As far as a housing collective the brewery would be taking in profits in sales that could be distributed to workers they'd have to buy food and clothes and all those fun things after all and as long as the collective is functioning as a part of a capitalist society they need to get those things from capitalist entities.

Forming relationships with other communities is always advantageous though, so, for example, if the agricultural collective that the brewery gets their barley from also grows food crops and perhaps chickens and such a relationship could be formed.  People in a housing collective are also likely to be working at cooperative ventures and there could be some sort of relationship between the whole, especcially if legal ownership is held by the housing collective rather than by an external landlord.  Taxes still need to be paid, but minimizing the interactions with the capitalist world is generally in the best interests of any collective.
Dairy farms can also make use of the spent grain from the brewing process. Cattle will eat it. The spent grain can also be fermented to produce methane fuel, or combined with peanut butter to make dog biscuits.

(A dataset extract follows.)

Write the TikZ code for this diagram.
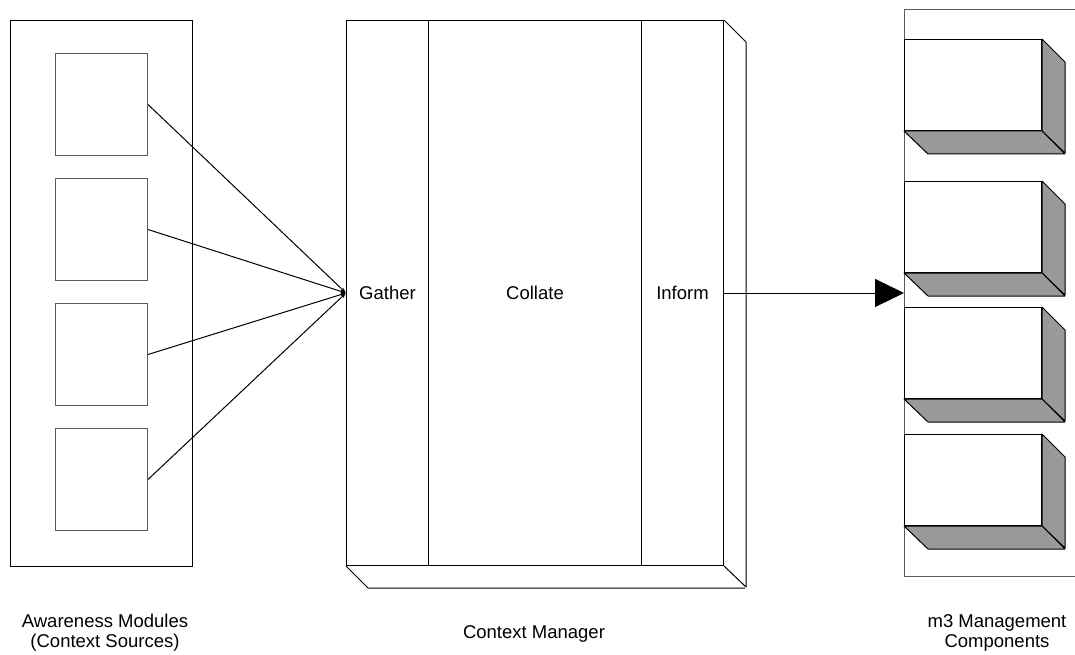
\documentclass[tikz,border=0pt]{standalone}
\usepackage{fontspec}
\setmainfont{Liberation Sans}
\usetikzlibrary{arrows.meta}
\definecolor{compgray}{RGB}{153,153,153}
\definecolor{edgegray}{RGB}{90,90,90}
\begin{document}
\begin{tikzpicture}[x=1pt,y=-1pt,line width=1pt,
  panel/.style={draw=black,anchor=north west,inner sep=0pt},
  module/.style={draw=edgegray,anchor=north west,inner sep=0pt,minimum width=92pt,minimum height=102pt},
  cmpart/.style={draw=black,anchor=north west,inner sep=0pt,minimum height=545pt,font=\fontsize{18.5}{20}\selectfont},
  comp/.style={draw=black,anchor=north west,inner sep=0pt,minimum width=137pt,minimum height=91pt},
  face/.style={fill=compgray,draw=black,line join=round},
  feed/.style={-{Latex[length=5pt,width=4pt]}},
  label/.style={align=center,inner sep=0pt,font=\fontsize{18.5}{20}\selectfont}]
\useasboundingbox (0,0) rectangle (1075,655);
% left panel
\node[panel,minimum width=182pt,minimum height=546pt] (aw) at (10,20) {};
\node[module] (m1) at (55,53) {};
\node[module] (m2) at (55,178) {};
\node[module] (m3) at (55,303) {};
\node[module] (m4) at (55,428) {};
% context manager
\node[cmpart,minimum width=82pt] (gather) at (346,20) {Gather};
\node[cmpart,minimum width=213pt] (collate) at (428,20) {Collate};
\node[cmpart,minimum width=82pt] (inform) at (641,20) {Inform};
\draw[line join=round] (inform.north east) -- ++(22,22) -- ++(0,545) -- (inform.south east);
\draw[line join=round] (gather.south west) -- ++(22,22) -- ++(377,0);
% right panel
\node[panel,draw=edgegray,minimum width=190pt,minimum height=567pt] (mp) at (904,9) {};
\foreach \n/\y in {c1/39,c2/181,c3/307,c4/434}{
  \node[comp] (\n) at (904,\y) {};
  \path[face] (\n.north east) -- ++(23,23) -- ++(0,91) -- (\n.south east) -- cycle;
  \path[face] (\n.south west) -- (\n.south east) -- ++(23,23) -- ++(-137,0) -- cycle;
}
% connectors
\foreach \m in {m1,m2,m3,m4}{
  \draw[feed] (\m.east) -- (gather.west);
}
\draw[-{Triangle[length=29pt,width=28pt]}] (inform.east) -- (mp.west);
% labels
\node[label] (lab1) at (105,633) {Awareness Modules\\(Context Sources)};
\node[label,anchor=base] (lab2) at (534,638) {Context Manager};
\node[label] (lab3) at (997,633) {m3 Management\\Components};
\end{tikzpicture}
\end{document}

As for distribution of the brewery's profits, I would think that it would go according to the total amount that each worker will have invested. In addition to their labor, the original workers will have also had to acquire the building and equipment. It seems fair that they should receive more of the profits. Over time, as the brewery grows, the new workers' labor investments will grow larger than the original workers. I think the cooperative would also have to allow for outside investment. For example, if a builders collective builds the building which houses the brewery, their work would count as an investment entitling them to a decreasing share of the brewery's future profits. I don't think such an arrangement would qualify as unduly capitalistic because the profits get distributed according to real contributions. Furthermore, the workers could always refuse or undervalue investments that would otherwise reduce their shares to nothing.


So long as contracts which are entered into are agreed upon by all members, and do not include obligation upon those that are not yet a part of the collective when the agreement is entered into.